Private-Equity Firms Under Scrutiny

By Zachary A. Goldfarb and Tomoeh Murakami Tse
Washington Post Staff Writers
Wednesday, April 15, 2009

Federal and state authorities are investigating whether Carlyle Group and other private-equity firms and hedge funds knowingly participated in a pay-to-play scheme to get investments from New York state's pension fund, according to three people familiar with the case.

New York Attorney General Andrew M. Cuomo has subpoenaed several firms that got business from the $122 billion pension fund after using the services of a middleman who connected investment firms with potential investors, the sources said. Cuomo and the Securities and Exchange Commission have alleged that the middleman won business for the firms through illicit payments.

The SEC also is investigating whether these firms adequately disclosed their use of the middleman to the pension fund, to ensure that the fund was aware of any special access enjoyed by the firms, one of the sources said. The sources spoke on condition of anonymity because they were not authorized to discuss ongoing investigations.

Carlyle, based in the District, has been one of the largest recipients of New York state pension money. Carlyle was involved in five investments totaling about $730 million in capital commitments from the state pension fund, according to court documents.

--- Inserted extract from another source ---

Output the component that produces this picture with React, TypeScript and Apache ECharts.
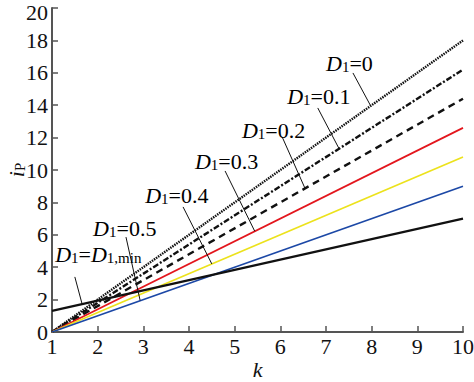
import React, { useEffect, useRef } from "react";
import * as echarts from "echarts";

// k values (x axis) at the ends of every straight line
const kValues = [1, 10];
// i_P values read at k = 1 and k = 10
const d1_0 = [0, 18.0];
const d1_01 = [0, 16.2];
const d1_02 = [0, 14.4];
const d1_03 = [0, 12.6];
const d1_04 = [0, 10.8];
const d1_05 = [0, 9.0];
const d1_min = [1.3, 7.0];

const xTicks = [1, 2, 3, 4, 5, 6, 7, 8, 9, 10];
const yTicks = [0, 2, 4, 6, 8, 10, 12, 14, 16, 18, 20];

// annotations: label text (rich), label anchor (data coords), leader start/end (data coords)
const annLabels = [
  "{d|D}{s|1}{n|=0}",
  "{d|D}{s|1}{n|=0.1}",
  "{d|D}{s|1}{n|=0.2}",
  "{d|D}{s|1}{n|=0.3}",
  "{d|D}{s|1}{n|=0.4}",
  "{d|D}{s|1}{n|=0.5}",
  "{d|D}{s|1}{n|=}{d|D}{s|1,min}",
];
const annTextAt = [
  [7.0, 16.67],
  [6.15, 14.63],
  [5.16, 12.59],
  [4.13, 10.62],
  [3.04, 8.58],
  [1.9, 6.54],
  [1.07, 4.88],
];
const annFrom = [
  [7.59, 15.99],
  [6.82, 13.83],
  [6.04, 12.04],
  [4.79, 9.94],
  [3.87, 7.72],
  [2.62, 5.86],
  [1.5, 3.4],
];
const annTo = [
  [7.98, 13.95],
  [7.28, 11.35],
  [6.54, 8.87],
  [5.44, 6.22],
  [4.5, 4.2],
  [2.93, 1.95],
  [1.66, 1.72],
];

const FONT = "'Liberation Serif', 'Times New Roman', serif";

const rich = {
  d: { fontFamily: FONT, fontSize: 22, fontStyle: "italic", color: "#111", lineHeight: 26, verticalAlign: "bottom" },
  n: { fontFamily: FONT, fontSize: 22, color: "#111", lineHeight: 26, verticalAlign: "bottom" },
  s: { fontFamily: FONT, fontSize: 15, color: "#111", lineHeight: 15, verticalAlign: "bottom" },
};

function pairs(vals: number[]) {
  return kValues.map((k, i) => [k, vals[i]]);
}

export default function App() {
  const ref = useRef<HTMLDivElement>(null);
  useEffect(() => {
    if (!ref.current) return;
    const chart = echarts.init(ref.current, undefined, { renderer: "svg" });
    const axisColor = "#555";
    const mk = (name: string, data: number[], color: string, type: any, width: number) => ({
      name,
      type: "line",
      data: pairs(data),
      symbol: "none",
      silent: true,
      lineStyle: { color, type, width },
      z: 3,
    });
    const tickFont = { fontFamily: FONT, fontSize: 22, color: "#111" };
    chart.setOption({
      animation: false,
      grid: { left: 52, right: 11, top: 8, bottom: 50, containLabel: false, outerBoundsMode: "none" },
      xAxis: {
        type: "value",
        min: 1,
        max: 10,
        interval: 1,
        name: "k",
        nameLocation: "middle",
        nameGap: 26,
        nameMoveOverlap: false,
        nameTextStyle: { fontFamily: FONT, fontSize: 22, fontStyle: "italic", color: "#111" },
        axisLine: { lineStyle: { color: axisColor, width: 2 } },
        axisTick: { inside: true, length: 6, lineStyle: { color: axisColor, width: 1.5 } },
        axisLabel: {
          ...tickFont, margin: 3,
          formatter: (v: number) => (xTicks.includes(v) ? String(v) : ""),
        },
        splitLine: { show: false },
      },
      yAxis: {
        type: "value",
        min: 0,
        max: 20,
        interval: 2,
        name: "{i|i}{p|P}",
        nameLocation: "middle",
        nameGap: 25,
        nameRotate: 90,
        nameMoveOverlap: false,
        nameTextStyle: {
          rich: {
            i: { fontFamily: FONT, fontSize: 22, fontStyle: "italic", color: "#111", lineHeight: 24, verticalAlign: "bottom" },
            p: { fontFamily: FONT, fontSize: 15, color: "#111", lineHeight: 15, verticalAlign: "bottom" },
          },
        },
        axisLine: { lineStyle: { color: axisColor, width: 2 } },
        axisTick: { inside: true, length: 6, lineStyle: { color: axisColor, width: 1.5 } },
        axisLabel: {
          ...tickFont, margin: 4,
          formatter: (v: number) =>
            yTicks.includes(v) ? (v === 20 ? "{top|" + v + "}" : String(v)) : "",
          rich: { top: { ...tickFont, padding: [9, 0, 0, 0] } },
        },
        splitLine: { show: false },
      },
      series: [
        mk("D1=0", d1_0, "#111", [1.5, 1], 2.4),
        mk("D1=0.1", d1_01, "#111", [6, 2, 2, 2], 2.4),
        mk("D1=0.2", d1_02, "#111", [7, 5], 2.4),
        mk("D1=0.3", d1_03, "#e3161d", "solid", 1.7),
        mk("D1=0.4", d1_04, "#ece21c", "solid", 1.7),
        mk("D1=0.5", d1_05, "#1c48a6", "solid", 1.7),
        mk("D1=D1,min", d1_min, "#111", "solid", 2.2),
      ],
    });
    const conv = (p: number[]) => chart.convertToPixel({ gridIndex: 0 }, p) as number[];
    const elements: any[] = [];
    annLabels.forEach((t, i) => {
      const a = conv(annFrom[i]);
      const b = conv(annTo[i]);
      const c = conv(annTextAt[i]);
      elements.push({
        type: "line",
        silent: true,
        shape: { x1: a[0], y1: a[1], x2: b[0], y2: b[1] },
        style: { stroke: "#111", lineWidth: 1 },
        z: 10,
      });
      elements.push({
        type: "text",
        silent: true,
        x: c[0],
        y: c[1],
        style: { text: t, rich, align: "left", verticalAlign: "middle" },
        z: 10,
      });
    });
    chart.setOption({ graphic: elements });
    return () => chart.dispose();
  }, []);
  return (
    <div
      ref={ref}
      style={{ position: "absolute", left: 0, top: 0, width: 474, height: 382 }}
    />
  );
}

"Carlyle has fully cooperated with the New York Attorney General's investigation. We understand this is an industry-wide investigation and that we are not the focus of the investigation," Carlyle spokesman Christopher Ullman said in a prepared statement.

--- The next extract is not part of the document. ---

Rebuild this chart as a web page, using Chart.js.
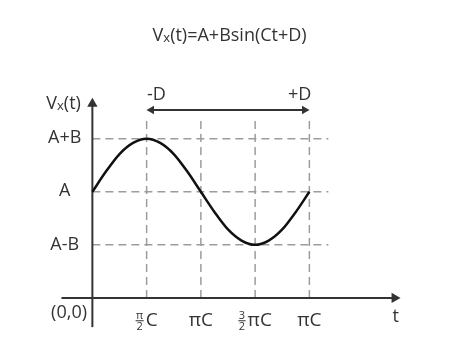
<!DOCTYPE HTML>
<html>
<head>
    <title>Vx(t)=A+Bsin(Ct+D)</title>
    <meta charset="utf-8" />
    <script src="https://cdn.jsdelivr.net/npm/chart.js@4.4.1/dist/chart.umd.min.js"></script>
    <style>
        body { margin: 0; background: #fff; }
        #container { width: 458px; height: 363px; }
    </style>
</head>
<body>
    <div id="container"><canvas id="chartCanvas"></canvas></div>

    <script>
        // x in units of (pi/2)C, y in units of B measured from A
        const curve_t = [0, 0.25, 0.5, 0.75, 1, 1.25, 1.5, 1.75, 2, 2.25, 2.5, 2.75, 3, 3.25, 3.5, 3.75, 4];
        const curve_v = [0, 0.38, 0.71, 0.92, 1, 0.92, 0.71, 0.38, 0, -0.38, -0.71, -0.92, -1, -0.92, -0.71, -0.38, 0];

        const grid_x = [1, 2, 3, 4];
        const grid_y = [1, 0, -1];
        const y_tick_labels = ["A+B", "A", "A-B"];
        const x_tick_frac = [["π", "2"], null, ["3", "2"], null];
        const x_tick_text = ["C", "πC", "πC", "πC"];

        const axis_y_level = -2;   // where the t axis sits
        const text_color = "#333";
        const font_family = "'Open Sans', sans-serif";
        const font_size = 18;
        const grid_color = "#9c9c9c";
        const dash = [8, 5];

        function segments(list) {
            // list of [x0, y0, x1, y1] -> points with null gaps
            let out = [];
            list.forEach(s => {
                out.push({ x: s[0], y: s[1] }, { x: s[2], y: s[3] }, { x: s[2], y: null });
            });
            return out;
        }

        const grid_v_data = segments(grid_x.map(x => [x, axis_y_level, x, 1.34]));
        const grid_h_data = segments(grid_y.map(y => [0, y, 4.35, y]));

        function draw_parts(ctx, parts, cx, cy) {
            let total = 0;
            parts.forEach(p => {
                ctx.font = (p.size || font_size) + "px " + font_family;
                p.w = ctx.measureText(p.t).width;
                total += p.w;
            });
            let x = cx - total / 2;
            const base = cy + font_size * 0.26;
            parts.forEach(p => {
                ctx.font = (p.size || font_size) + "px " + font_family;
                ctx.fillText(p.t, x, base + (p.dy || 0));
                x += p.w;
            });
        }

        function draw_tick(ctx, frac, text, cx, cy) {
            const big = 19, small = 11;
            ctx.font = small + "px " + font_family;
            let fw = 0;
            if (frac) fw = Math.max(ctx.measureText(frac[0]).width, ctx.measureText(frac[1]).width) + 1;
            ctx.font = big + "px " + font_family;
            const tw = ctx.measureText(text).width;
            const gap = frac ? 2 : 0;
            let x = cx - (fw + gap + tw) / 2;
            if (frac) {
                ctx.font = small + "px " + font_family;
                ctx.textAlign = 'center';
                ctx.fillText(frac[0], x + fw / 2, cy - 2);
                ctx.fillText(frac[1], x + fw / 2, cy + 9);
                ctx.textAlign = 'left';
                ctx.fillRect(x, cy - 0.5, fw, 1);
            }
            ctx.font = big + "px " + font_family;
            ctx.fillText(text, x + fw + gap, cy + big * 0.3);
        }

        const labels_plugin = {
            id: 'labels',
            afterDraw(chart) {
                const ctx = chart.ctx;
                const px = v => chart.scales.x.getPixelForValue(v);
                const py = v => chart.scales.y.getPixelForValue(v);
                ctx.save();
                ctx.fillStyle = text_color;
                ctx.textAlign = 'left';
                ctx.textBaseline = 'alphabetic';

                // title
                draw_parts(ctx, [{ t: "V" }, { t: "x", size: 13, dy: 1 }, { t: "(t)=A+Bsin(Ct+D)" }], px(2.53), py(2.93));
                // y axis name
                draw_parts(ctx, [{ t: "V" }, { t: "x", size: 13, dy: 1 }, { t: "(t)" }], px(-0.53), py(1.64));
                // y tick labels
                grid_y.forEach((v, i) => draw_parts(ctx, [{ t: y_tick_labels[i] }], px(-0.51), py(v)));
                // origin
                draw_parts(ctx, [{ t: "(0,0)" }], px(-0.43), py(-2.29));
                // t axis name
                draw_parts(ctx, [{ t: "t" }], px(5.59), py(-2.36));
                // x tick labels
                grid_x.forEach((v, i) => draw_tick(ctx, x_tick_frac[i], x_tick_text[i], px(v), py(-2.43)));
                // phase arrow labels
                draw_parts(ctx, [{ t: "-D" }], px(1.18), py(1.82));
                draw_parts(ctx, [{ t: "+D" }], px(3.82), py(1.82));
                ctx.restore();
            }
        };

        const config = {
            type: 'line',
            data: {
                datasets: [
                    {
                        label: 'Vx(t)',
                        data: curve_t.map((t, i) => ({ x: t, y: curve_v[i] })),
                        borderColor: '#111',
                        borderWidth: 2.5,
                        pointRadius: 0,
                        cubicInterpolationMode: 'monotone',
                        order: 0
                    },
                    {
                        label: 'y axis',
                        data: [{ x: 0, y: -2.55 }, { x: 0, y: 1.66 }],
                        borderColor: '#333',
                        backgroundColor: '#333',
                        borderWidth: 2,
                        pointRadius: [0, 6],
                        pointStyle: 'triangle',
                        pointRotation: 0,
                        pointBorderWidth: 0,
                        order: 1
                    },
                    {
                        label: 't axis',
                        data: [{ x: -0.57, y: axis_y_level }, { x: 5.57, y: axis_y_level }],
                        borderColor: '#333',
                        backgroundColor: '#333',
                        borderWidth: 2,
                        pointRadius: [0, 6],
                        pointStyle: 'triangle',
                        pointRotation: 90,
                        pointBorderWidth: 0,
                        order: 1
                    },
                    {
                        label: 'D arrow',
                        data: [{ x: 1.09, y: 1.54 }, { x: 3.91, y: 1.54 }],
                        borderColor: '#333',
                        backgroundColor: '#333',
                        borderWidth: 2,
                        pointRadius: 5,
                        pointStyle: 'triangle',
                        pointRotation: [270, 90],
                        pointBorderWidth: 0,
                        order: 1
                    },
                    {
                        label: 'grid v',
                        data: grid_v_data,
                        borderColor: grid_color,
                        borderWidth: 1.5,
                        borderDash: dash,
                        pointRadius: 0,
                        spanGaps: false,
                        order: 2
                    },
                    {
                        label: 'grid h',
                        data: grid_h_data,
                        borderColor: grid_color,
                        borderWidth: 1.5,
                        borderDash: dash,
                        pointRadius: 0,
                        spanGaps: false,
                        order: 2
                    }
                ]
            },
            options: {
                responsive: true,
                maintainAspectRatio: false,
                animation: false,
                events: [],
                layout: { padding: { left: 11, right: 13, top: 2, bottom: 12 } },
                plugins: {
                    legend: { display: false },
                    tooltip: { enabled: false },
                    title: { display: false }
                },
                scales: {
                    x: { type: 'linear', min: -1.5, max: 6.5, display: false },
                    y: { type: 'linear', min: -3, max: 3.5, display: false }
                }
            },
            plugins: [labels_plugin]
        };

        new Chart(document.getElementById('chartCanvas'), config);
    </script>
</body>
</html>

Carlyle's use of politically connected consultants has come under scrutiny before, but Ullman defended its relationships with consultants.

"Our agreements with placement agents, whether large Wall Street firms or smaller broker-dealers, call for all parties to abide by all laws to ensure the integrity of the investment process," he said. "Carlyle is pleased to currently serve the pensioners of New York, Illinois and Connecticut and has achieved excellent returns in several funds on their behalf."

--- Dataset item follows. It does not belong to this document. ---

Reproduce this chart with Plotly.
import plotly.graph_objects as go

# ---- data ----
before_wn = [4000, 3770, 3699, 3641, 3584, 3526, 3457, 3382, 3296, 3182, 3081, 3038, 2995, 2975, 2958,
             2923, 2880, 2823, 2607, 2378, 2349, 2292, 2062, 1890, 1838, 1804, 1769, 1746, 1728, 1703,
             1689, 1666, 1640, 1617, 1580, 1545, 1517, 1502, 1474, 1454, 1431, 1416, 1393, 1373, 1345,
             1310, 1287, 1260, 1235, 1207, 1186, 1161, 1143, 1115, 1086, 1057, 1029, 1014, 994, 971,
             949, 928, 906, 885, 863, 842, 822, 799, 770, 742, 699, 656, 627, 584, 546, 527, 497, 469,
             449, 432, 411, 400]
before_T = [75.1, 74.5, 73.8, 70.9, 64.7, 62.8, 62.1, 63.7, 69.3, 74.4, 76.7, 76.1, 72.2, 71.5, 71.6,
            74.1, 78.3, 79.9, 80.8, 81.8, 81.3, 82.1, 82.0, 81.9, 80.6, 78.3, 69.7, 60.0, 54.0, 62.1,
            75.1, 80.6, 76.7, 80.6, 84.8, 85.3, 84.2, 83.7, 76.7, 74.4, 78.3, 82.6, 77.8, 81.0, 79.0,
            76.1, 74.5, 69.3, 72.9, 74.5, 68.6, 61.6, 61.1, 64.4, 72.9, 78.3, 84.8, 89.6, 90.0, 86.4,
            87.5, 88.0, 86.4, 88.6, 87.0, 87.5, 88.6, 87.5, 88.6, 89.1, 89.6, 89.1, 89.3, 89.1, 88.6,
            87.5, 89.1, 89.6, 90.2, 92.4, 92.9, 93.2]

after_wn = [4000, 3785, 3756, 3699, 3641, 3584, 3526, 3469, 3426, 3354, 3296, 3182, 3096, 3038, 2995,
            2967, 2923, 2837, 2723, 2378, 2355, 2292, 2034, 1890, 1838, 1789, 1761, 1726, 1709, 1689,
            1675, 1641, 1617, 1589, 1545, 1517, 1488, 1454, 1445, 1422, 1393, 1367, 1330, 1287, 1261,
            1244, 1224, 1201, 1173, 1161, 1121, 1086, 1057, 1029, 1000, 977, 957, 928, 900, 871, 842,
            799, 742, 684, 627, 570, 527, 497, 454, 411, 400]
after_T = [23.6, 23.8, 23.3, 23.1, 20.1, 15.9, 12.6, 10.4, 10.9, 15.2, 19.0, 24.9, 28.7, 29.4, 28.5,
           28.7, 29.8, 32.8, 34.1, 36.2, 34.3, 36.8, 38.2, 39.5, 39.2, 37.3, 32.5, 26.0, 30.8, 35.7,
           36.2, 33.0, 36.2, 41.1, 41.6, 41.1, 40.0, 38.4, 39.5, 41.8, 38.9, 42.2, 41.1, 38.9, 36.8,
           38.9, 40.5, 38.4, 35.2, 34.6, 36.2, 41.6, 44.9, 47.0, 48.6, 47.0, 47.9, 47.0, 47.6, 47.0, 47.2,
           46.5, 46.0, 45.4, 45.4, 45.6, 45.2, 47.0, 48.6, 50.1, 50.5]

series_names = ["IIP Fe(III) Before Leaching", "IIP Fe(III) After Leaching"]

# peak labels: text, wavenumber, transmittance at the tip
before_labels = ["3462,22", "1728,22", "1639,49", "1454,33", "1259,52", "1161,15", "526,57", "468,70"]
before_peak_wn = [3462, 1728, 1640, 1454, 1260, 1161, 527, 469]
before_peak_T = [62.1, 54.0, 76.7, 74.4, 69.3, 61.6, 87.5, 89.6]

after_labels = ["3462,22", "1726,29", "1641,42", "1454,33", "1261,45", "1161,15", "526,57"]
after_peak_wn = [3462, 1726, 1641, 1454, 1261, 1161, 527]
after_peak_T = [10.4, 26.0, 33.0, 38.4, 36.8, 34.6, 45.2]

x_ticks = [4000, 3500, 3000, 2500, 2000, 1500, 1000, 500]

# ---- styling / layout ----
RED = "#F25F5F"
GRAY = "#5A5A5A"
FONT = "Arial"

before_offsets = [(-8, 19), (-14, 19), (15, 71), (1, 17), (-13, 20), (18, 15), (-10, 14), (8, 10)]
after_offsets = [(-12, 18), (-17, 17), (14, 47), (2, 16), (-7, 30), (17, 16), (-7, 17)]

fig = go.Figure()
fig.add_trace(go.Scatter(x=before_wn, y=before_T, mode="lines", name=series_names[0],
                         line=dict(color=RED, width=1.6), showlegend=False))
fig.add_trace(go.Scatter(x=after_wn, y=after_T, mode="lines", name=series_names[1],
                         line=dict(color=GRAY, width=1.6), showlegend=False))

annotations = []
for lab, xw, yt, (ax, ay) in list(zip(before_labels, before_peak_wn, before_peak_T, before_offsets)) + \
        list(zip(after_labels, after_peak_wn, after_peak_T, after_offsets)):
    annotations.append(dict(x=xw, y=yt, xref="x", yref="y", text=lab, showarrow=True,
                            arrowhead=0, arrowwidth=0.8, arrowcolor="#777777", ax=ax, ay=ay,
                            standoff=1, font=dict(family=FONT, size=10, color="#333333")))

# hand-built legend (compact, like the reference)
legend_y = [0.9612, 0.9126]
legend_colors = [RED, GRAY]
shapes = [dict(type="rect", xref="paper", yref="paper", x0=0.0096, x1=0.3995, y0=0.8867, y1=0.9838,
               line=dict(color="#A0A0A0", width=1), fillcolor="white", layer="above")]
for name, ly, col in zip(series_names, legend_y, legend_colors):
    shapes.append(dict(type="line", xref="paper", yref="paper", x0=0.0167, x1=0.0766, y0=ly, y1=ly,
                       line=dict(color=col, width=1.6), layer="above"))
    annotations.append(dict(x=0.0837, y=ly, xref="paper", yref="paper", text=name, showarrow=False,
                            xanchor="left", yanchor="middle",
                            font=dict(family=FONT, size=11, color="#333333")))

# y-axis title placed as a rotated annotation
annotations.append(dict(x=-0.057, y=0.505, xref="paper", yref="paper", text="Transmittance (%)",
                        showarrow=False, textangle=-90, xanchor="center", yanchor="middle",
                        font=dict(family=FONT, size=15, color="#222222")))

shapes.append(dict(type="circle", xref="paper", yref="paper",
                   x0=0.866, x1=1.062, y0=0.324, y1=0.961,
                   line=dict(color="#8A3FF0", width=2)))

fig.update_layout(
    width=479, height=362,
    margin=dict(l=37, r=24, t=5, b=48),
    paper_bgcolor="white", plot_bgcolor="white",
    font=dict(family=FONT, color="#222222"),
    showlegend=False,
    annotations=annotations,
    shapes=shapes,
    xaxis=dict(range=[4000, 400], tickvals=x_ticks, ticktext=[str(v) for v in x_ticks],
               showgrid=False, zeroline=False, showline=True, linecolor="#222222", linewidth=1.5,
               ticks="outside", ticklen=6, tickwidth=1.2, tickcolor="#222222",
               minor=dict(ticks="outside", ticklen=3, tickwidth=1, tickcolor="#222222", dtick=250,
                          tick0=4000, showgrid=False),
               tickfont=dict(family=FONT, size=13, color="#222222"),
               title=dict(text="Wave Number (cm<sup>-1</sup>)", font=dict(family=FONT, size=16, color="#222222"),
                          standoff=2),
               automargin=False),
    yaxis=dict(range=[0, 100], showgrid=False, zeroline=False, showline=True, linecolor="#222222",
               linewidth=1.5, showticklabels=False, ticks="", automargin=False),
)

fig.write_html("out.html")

The inquiry comes after Cuomo and the SEC filed criminal and civil charges last month against Henry Morris, a former top aide to former New York comptroller Alan G. Hevesi, and David Loglisci, the pension fund's former chief investment officer.

Morris and Loglisci were accused of directing pension-fund money toward investment firms in exchange for kickbacks and other bribes. They have denied wrongdoing. They obtained $30 million in fees and gifts, according to court documents.

The inquiry is the latest cloud to come over the business of consultants who help pension funds find places to put their money.

Experts on public pensions said that while some consultants serve a legitimate purpose by helping firms find proper investment clients, many consulting companies are primarily a vehicle for investment firms seeking business to gain political connections.

Investment funds said that using consultants is often needed to get investment firms an audience with a pension fund. But there have been several scandals around the country involving the investments made by pension funds with the help of agents.